Over the past few days our Dial-A-Service phone number has been unavailable. This blog post takes a quick look at what happened, why it happened, how we fixed it, and how we’re stopping it from happening again.
We store all of our service audio, along with a list of all our services and the times they happen, in a place called Github. We then use a platform called Twilio to do the actual heavy lifting of connecting to the telephone network.
Github isn’t really designed for serving up static content, so we use an intermediary layer called a CDN(1) which helps lighten the load by temporarily storing versions of our service audio.
On the internet, most things (including our CDN) use something called a certificate to identify who they are and encrypt traffic. Unfortunately, due to a misconfiguration, the CDN which we were using was no longer presenting a valid certificate. When our code on Twilio asked for the latest list of services, and the CDN responded with an invalid certificate, everything behaved exactly as it was supposed to and refused to accept the content.
Why did this happen?
We don’t know. We’re not responsible for maintaining this CDN, but we do know from experience that this problem can be caused by any one of many things.
How did we fix it?
We swapped to an alternative CDN provider with a valid certificate. This was a very small configuration change, with no impact on how the service itself works.

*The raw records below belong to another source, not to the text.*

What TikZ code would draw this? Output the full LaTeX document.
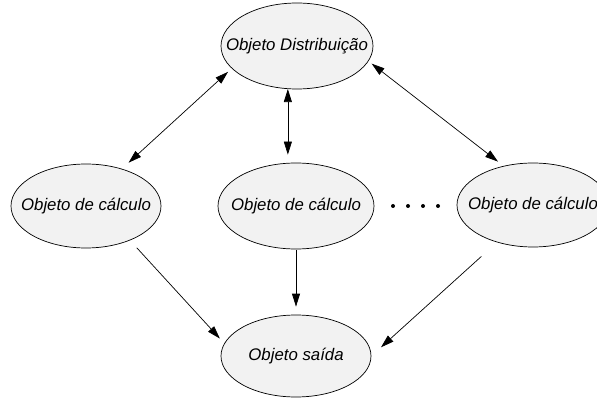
\documentclass[tikz,border=0pt]{standalone}
\usepackage{fontspec}
\setmainfont{Liberation Sans}
\usetikzlibrary{shapes.geometric,arrows.meta}
\definecolor{objfill}{RGB}{242,242,242}
\tikzset{
  obj/.style={ellipse, draw=black, line width=0.7pt, fill=objfill, inner sep=0pt,
    font=\fontsize{16.8}{19}\selectfont\itshape},
  link/.style={line width=0.7pt, -{Triangle[length=13pt,width=8pt]}},
  biLink/.style={line width=0.7pt, {Triangle[length=13pt,width=8pt]}-{Triangle[length=13pt,width=8pt]}},
  dotmark/.style={circle, fill=black, inner sep=0pt, minimum size=4pt}
}
\newcommand{\objtext}[1]{\makebox[0pt]{#1}}
\begin{document}
\begin{tikzpicture}[x=1pt, y=-1pt]
  \useasboundingbox (0,0) rectangle (597,398);

  % objects
  \node[obj, minimum width=152pt, minimum height=86pt] (T) at (297,46) {\objtext{Objeto Distribuição}};
  \node[obj, minimum width=150pt, minimum height=84pt] (L) at (86,206) {\objtext{Objeto de cálculo}};
  \node[obj, minimum width=156pt, minimum height=86pt] (M) at (296,206) {\objtext{Objeto de cálculo}};
  \node[obj, minimum width=152pt, minimum height=84pt] (R) at (533,205) {\objtext{Objeto de cálculo}};
  \node[obj, minimum width=150pt, minimum height=82pt] (B) at (296,356) {\objtext{Objeto saída}};

  % ellipsis between the calculation objects
  \node[dotmark] (d1) at (393,206) {};
  \node[dotmark] (d2) at (408,206) {};
  \node[dotmark] (d3) at (423,206) {};
  \node[dotmark] (d4) at (438,206) {};

  % distribution <-> calculation
  \draw[biLink, shorten <=9pt, shorten >=5pt] (L.46) -- (T.199.5);
  \draw[biLink, shorten <=0pt, shorten >=8pt] (T.258) -- (T.258 |- M.north);
  \draw[biLink, shorten <=4pt, shorten >=7pt] (T.348.6) -- (R.127.4);

  % calculation -> output
  \draw[link, shorten <=10pt, shorten >=6.5pt] (L.322.8) -- (B.170.3);
  \draw[link, shorten <=1pt, shorten >=8pt] (M.south) -- (B.north);
  \draw[link, shorten <=21pt, shorten >=13pt] (R.226) -- (B.0);
\end{tikzpicture}
\end{document}
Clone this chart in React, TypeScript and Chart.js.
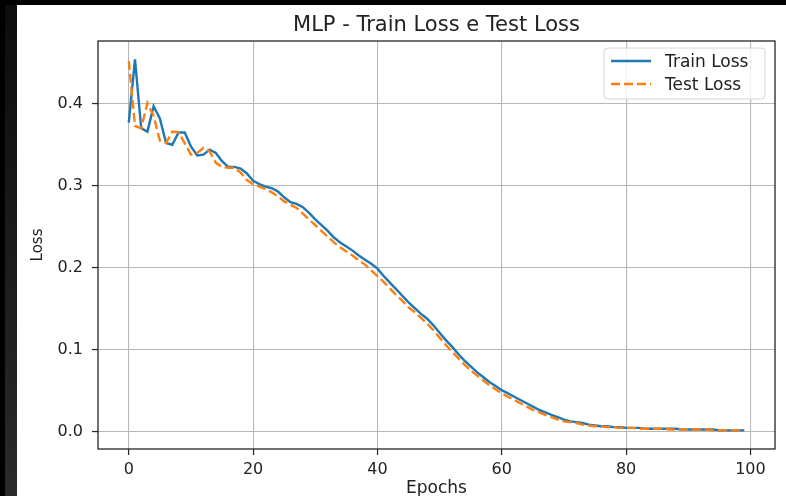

How are we making sure it doesn’t happen in future?
We’re doing a couple of things to help make sure this doesn’t happen again, or at least should it happen it’s better mitigated:
Better error handling
At the moment when things go wrong our code tends to fail entirely, which causes a very generic and very American-sounding message to be played back on the phone line. We’re going to tweak this behaviour so that instead people will get a more polite message letting them know that we’re experiencing some technical difficulties.
Seeing if we can move things to our website
Our own website already contains all of the data and audio files that are needed to put together Dial-A-Service, but this is a relatively new change. We’ll think about ways we might be able to remove a whole third-party dependency, as well as simplify our administration.